_What the task requires_: Give every line below again, exactly.

════════════════════

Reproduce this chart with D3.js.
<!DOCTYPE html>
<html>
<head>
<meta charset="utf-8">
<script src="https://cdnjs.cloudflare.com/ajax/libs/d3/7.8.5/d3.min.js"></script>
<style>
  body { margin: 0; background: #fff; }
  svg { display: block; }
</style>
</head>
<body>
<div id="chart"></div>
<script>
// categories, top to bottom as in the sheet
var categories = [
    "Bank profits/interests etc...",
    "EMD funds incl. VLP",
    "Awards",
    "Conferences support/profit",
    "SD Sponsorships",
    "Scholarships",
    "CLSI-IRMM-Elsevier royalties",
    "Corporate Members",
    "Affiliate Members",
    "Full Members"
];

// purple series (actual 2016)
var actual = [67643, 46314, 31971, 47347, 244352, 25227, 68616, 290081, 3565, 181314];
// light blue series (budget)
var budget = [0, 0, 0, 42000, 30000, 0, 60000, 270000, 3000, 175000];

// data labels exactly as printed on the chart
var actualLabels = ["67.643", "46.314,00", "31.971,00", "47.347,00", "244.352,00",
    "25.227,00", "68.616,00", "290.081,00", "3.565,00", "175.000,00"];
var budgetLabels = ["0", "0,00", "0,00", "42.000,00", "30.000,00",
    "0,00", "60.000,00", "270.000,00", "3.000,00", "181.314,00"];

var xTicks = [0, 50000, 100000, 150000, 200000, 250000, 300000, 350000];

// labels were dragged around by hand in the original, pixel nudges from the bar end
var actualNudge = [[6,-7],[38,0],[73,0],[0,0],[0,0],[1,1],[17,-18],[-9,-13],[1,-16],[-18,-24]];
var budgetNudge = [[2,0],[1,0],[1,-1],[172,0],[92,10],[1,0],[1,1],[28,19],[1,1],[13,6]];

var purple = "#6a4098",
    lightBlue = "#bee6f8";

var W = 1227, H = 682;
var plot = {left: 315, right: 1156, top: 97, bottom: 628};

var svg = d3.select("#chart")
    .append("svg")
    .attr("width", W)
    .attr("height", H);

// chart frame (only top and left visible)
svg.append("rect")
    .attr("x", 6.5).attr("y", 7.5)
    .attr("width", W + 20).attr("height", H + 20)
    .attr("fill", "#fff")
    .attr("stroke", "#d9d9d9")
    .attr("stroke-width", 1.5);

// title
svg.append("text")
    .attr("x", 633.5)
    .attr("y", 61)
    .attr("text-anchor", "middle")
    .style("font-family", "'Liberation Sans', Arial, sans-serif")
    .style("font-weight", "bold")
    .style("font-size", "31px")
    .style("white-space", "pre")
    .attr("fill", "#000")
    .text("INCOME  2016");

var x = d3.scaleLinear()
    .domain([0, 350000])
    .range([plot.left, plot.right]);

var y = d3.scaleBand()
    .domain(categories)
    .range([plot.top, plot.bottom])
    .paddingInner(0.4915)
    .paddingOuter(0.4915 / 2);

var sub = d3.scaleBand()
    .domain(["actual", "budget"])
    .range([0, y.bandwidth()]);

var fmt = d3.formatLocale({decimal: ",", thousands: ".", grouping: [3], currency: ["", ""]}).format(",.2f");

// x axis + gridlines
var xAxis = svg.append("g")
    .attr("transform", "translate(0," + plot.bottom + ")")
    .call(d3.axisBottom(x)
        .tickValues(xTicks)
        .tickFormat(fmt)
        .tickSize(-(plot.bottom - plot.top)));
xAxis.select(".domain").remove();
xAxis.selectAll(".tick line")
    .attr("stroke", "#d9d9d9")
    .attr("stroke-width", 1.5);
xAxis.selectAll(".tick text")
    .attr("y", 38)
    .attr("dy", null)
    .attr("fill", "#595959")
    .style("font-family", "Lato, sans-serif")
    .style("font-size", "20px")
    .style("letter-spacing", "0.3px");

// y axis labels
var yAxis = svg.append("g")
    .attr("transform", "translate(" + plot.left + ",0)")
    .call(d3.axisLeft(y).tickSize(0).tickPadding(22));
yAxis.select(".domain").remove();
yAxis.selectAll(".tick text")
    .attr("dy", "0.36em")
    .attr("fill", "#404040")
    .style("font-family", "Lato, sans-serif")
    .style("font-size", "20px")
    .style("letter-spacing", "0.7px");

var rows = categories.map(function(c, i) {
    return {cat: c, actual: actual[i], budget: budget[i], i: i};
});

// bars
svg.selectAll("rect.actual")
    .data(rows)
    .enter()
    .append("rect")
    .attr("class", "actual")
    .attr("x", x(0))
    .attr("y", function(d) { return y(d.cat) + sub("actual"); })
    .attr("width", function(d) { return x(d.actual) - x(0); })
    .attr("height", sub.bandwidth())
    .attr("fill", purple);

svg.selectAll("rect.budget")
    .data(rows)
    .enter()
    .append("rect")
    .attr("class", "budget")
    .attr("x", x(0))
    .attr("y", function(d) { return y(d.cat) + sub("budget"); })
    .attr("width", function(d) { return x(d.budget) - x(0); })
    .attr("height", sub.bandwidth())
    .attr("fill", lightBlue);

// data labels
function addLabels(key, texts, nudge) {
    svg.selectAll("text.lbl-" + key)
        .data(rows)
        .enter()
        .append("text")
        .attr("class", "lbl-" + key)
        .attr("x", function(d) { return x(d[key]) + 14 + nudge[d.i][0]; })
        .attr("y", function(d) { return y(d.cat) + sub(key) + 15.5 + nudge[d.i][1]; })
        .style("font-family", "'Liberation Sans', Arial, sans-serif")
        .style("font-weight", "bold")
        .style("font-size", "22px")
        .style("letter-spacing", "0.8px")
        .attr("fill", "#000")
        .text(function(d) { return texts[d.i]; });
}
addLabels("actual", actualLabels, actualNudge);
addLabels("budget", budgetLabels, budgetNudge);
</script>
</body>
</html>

════════════════════

_Task answer_:
Reproduce this chart with D3.js.
<!DOCTYPE html>
<html>
<head>
<meta charset="utf-8">
<script src="https://cdnjs.cloudflare.com/ajax/libs/d3/7.8.5/d3.min.js"></script>
<style>
  body { margin: 0; background: #fff; }
  svg { display: block; }
</style>
</head>
<body>
<div id="chart"></div>
<script>
// categories, top to bottom as in the sheet
var categories = [
    "Bank profits/interests etc...",
    "EMD funds incl. VLP",
    "Awards",
    "Conferences support/profit",
    "SD Sponsorships",
    "Scholarships",
    "CLSI-IRMM-Elsevier royalties",
    "Corporate Members",
    "Affiliate Members",
    "Full Members"
];

// purple series (actual 2016)
var actual = [67643, 46314, 31971, 47347, 244352, 25227, 68616, 290081, 3565, 181314];
// light blue series (budget)
var budget = [0, 0, 0, 42000, 30000, 0, 60000, 270000, 3000, 175000];

// data labels exactly as printed on the chart
var actualLabels = ["67.643", "46.314,00", "31.971,00", "47.347,00", "244.352,00",
    "25.227,00", "68.616,00", "290.081,00", "3.565,00", "175.000,00"];
var budgetLabels = ["0", "0,00", "0,00", "42.000,00", "30.000,00",
    "0,00", "60.000,00", "270.000,00", "3.000,00", "181.314,00"];

var xTicks = [0, 50000, 100000, 150000, 200000, 250000, 300000, 350000];

// labels were dragged around by hand in the original, pixel nudges from the bar end
var actualNudge = [[6,-7],[38,0],[73,0],[0,0],[0,0],[1,1],[17,-18],[-9,-13],[1,-16],[-18,-24]];
var budgetNudge = [[2,0],[1,0],[1,-1],[172,0],[92,10],[1,0],[1,1],[28,19],[1,1],[13,6]];

var purple = "#6a4098",
    lightBlue = "#bee6f8";

var W = 1227, H = 682;
var plot = {left: 315, right: 1156, top: 97, bottom: 628};

var svg = d3.select("#chart")
    .append("svg")
    .attr("width", W)
    .attr("height", H);

// chart frame (only top and left visible)
svg.append("rect")
    .attr("x", 6.5).attr("y", 7.5)
    .attr("width", W + 20).attr("height", H + 20)
    .attr("fill", "#fff")
    .attr("stroke", "#d9d9d9")
    .attr("stroke-width", 1.5);

// title
svg.append("text")
    .attr("x", 633.5)
    .attr("y", 61)
    .attr("text-anchor", "middle")
    .style("font-family", "'Liberation Sans', Arial, sans-serif")
    .style("font-weight", "bold")
    .style("font-size", "31px")
    .style("white-space", "pre")
    .attr("fill", "#000")
    .text("INCOME  2016");

var x = d3.scaleLinear()
    .domain([0, 350000])
    .range([plot.left, plot.right]);

var y = d3.scaleBand()
    .domain(categories)
    .range([plot.top, plot.bottom])
    .paddingInner(0.4915)
    .paddingOuter(0.4915 / 2);

var sub = d3.scaleBand()
    .domain(["actual", "budget"])
    .range([0, y.bandwidth()]);

var fmt = d3.formatLocale({decimal: ",", thousands: ".", grouping: [3], currency: ["", ""]}).format(",.2f");

// x axis + gridlines
var xAxis = svg.append("g")
    .attr("transform", "translate(0," + plot.bottom + ")")
    .call(d3.axisBottom(x)
        .tickValues(xTicks)
        .tickFormat(fmt)
        .tickSize(-(plot.bottom - plot.top)));
xAxis.select(".domain").remove();
xAxis.selectAll(".tick line")
    .attr("stroke", "#d9d9d9")
    .attr("stroke-width", 1.5);
xAxis.selectAll(".tick text")
    .attr("y", 38)
    .attr("dy", null)
    .attr("fill", "#595959")
    .style("font-family", "Lato, sans-serif")
    .style("font-size", "20px")
    .style("letter-spacing", "0.3px");

// y axis labels
var yAxis = svg.append("g")
    .attr("transform", "translate(" + plot.left + ",0)")
    .call(d3.axisLeft(y).tickSize(0).tickPadding(22));
yAxis.select(".domain").remove();
yAxis.selectAll(".tick text")
    .attr("dy", "0.36em")
    .attr("fill", "#404040")
    .style("font-family", "Lato, sans-serif")
    .style("font-size", "20px")
    .style("letter-spacing", "0.7px");

var rows = categories.map(function(c, i) {
    return {cat: c, actual: actual[i], budget: budget[i], i: i};
});

// bars
svg.selectAll("rect.actual")
    .data(rows)
    .enter()
    .append("rect")
    .attr("class", "actual")
    .attr("x", x(0))
    .attr("y", function(d) { return y(d.cat) + sub("actual"); })
    .attr("width", function(d) { return x(d.actual) - x(0); })
    .attr("height", sub.bandwidth())
    .attr("fill", purple);

svg.selectAll("rect.budget")
    .data(rows)
    .enter()
    .append("rect")
    .attr("class", "budget")
    .attr("x", x(0))
    .attr("y", function(d) { return y(d.cat) + sub("budget"); })
    .attr("width", function(d) { return x(d.budget) - x(0); })
    .attr("height", sub.bandwidth())
    .attr("fill", lightBlue);

// data labels
function addLabels(key, texts, nudge) {
    svg.selectAll("text.lbl-" + key)
        .data(rows)
        .enter()
        .append("text")
        .attr("class", "lbl-" + key)
        .attr("x", function(d) { return x(d[key]) + 14 + nudge[d.i][0]; })
        .attr("y", function(d) { return y(d.cat) + sub(key) + 15.5 + nudge[d.i][1]; })
        .style("font-family", "'Liberation Sans', Arial, sans-serif")
        .style("font-weight", "bold")
        .style("font-size", "22px")
        .style("letter-spacing", "0.8px")
        .attr("fill", "#000")
        .text(function(d) { return texts[d.i]; });
}
addLabels("actual", actualLabels, actualNudge);
addLabels("budget", budgetLabels, budgetNudge);
</script>
</body>
</html>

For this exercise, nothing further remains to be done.